It only happens once a year.
The annual mowing of the Vancouver Convention Centre’s green roof started this week.
At six acres (2.4 hectares) it’s the largest green roof in Canada, the largest non-industrial living roof in North America and one of the 10 largest green roofs in the world. Planting started in 2008 and the new convention centre opened in 2009. The roof is home to 25 different species of plants, all indigenous to the West Coast.
“All together 400,000 plants and grasses were planted,” said Jinny Wu, communications manager at the convention centre, including 350,000 plants, 40,000 bulbs and 10 different species of native grass and herb seeds. Some of the more unique plants include Beach strawberries, Hooker’s onion, native sedges, native potentilla and Aster.

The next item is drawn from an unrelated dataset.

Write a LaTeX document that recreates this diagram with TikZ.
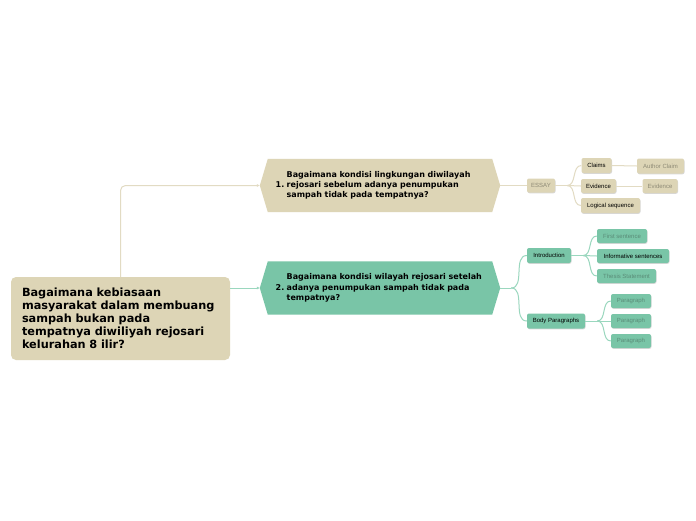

The roof is planted over a membrane, or liner, that protects the building below from water damage. On top of that the plants and grasses grow in more than 5,000 cubic metres of lava rock, gravel and topsoil — it weighs more than 11 million pounds and is about six inches deep.
Landscapers are up on the roof monthly to maintain and remove any invasive species, like blackberries and dandelions.
“Anything that can grow through that liner ultimately is going to start a leak down the line so we want to nip that in the bud and get it out,” said Mike Rist, Vancouver operations manager for WhiteStar Property Services, which has been maintaining the roof for the past four years.
It’s the first green roof the company has ever worked on. On top of the monthly maintenance, the roof gets mowed once a year in the fall. Work started on Monday and typically takes about two weeks to complete. Some of the clippings are left behind to return to the soil as fertilizer while the rest is removed and composted. About 11,000 pounds of grass and plants are cut every year.
Runnels zig-zag throughout the roof, designed to divert water runoff through the plantings. It keeps the water from just falling off the side of the roof in sheets, but also helps with irrigation, Wu said.
During drier months, an irrigation system kicks in to keep everything watered.
“We have a black water treatment facility that recycles our water from our bathrooms and that’s what’s used to irrigate… so it’s all very self-sustaining,” Wu said.
The whole roof operation is all about sustainability — the topsoil consists of silt dredged from the Fraser River, no chemical fertilizers, pesticides or herbicides are used, the roof also acts as an insulator helpng to keep the convention centre cool in the summer and warm in the winter, and it is also home to four beehives with European honey bees.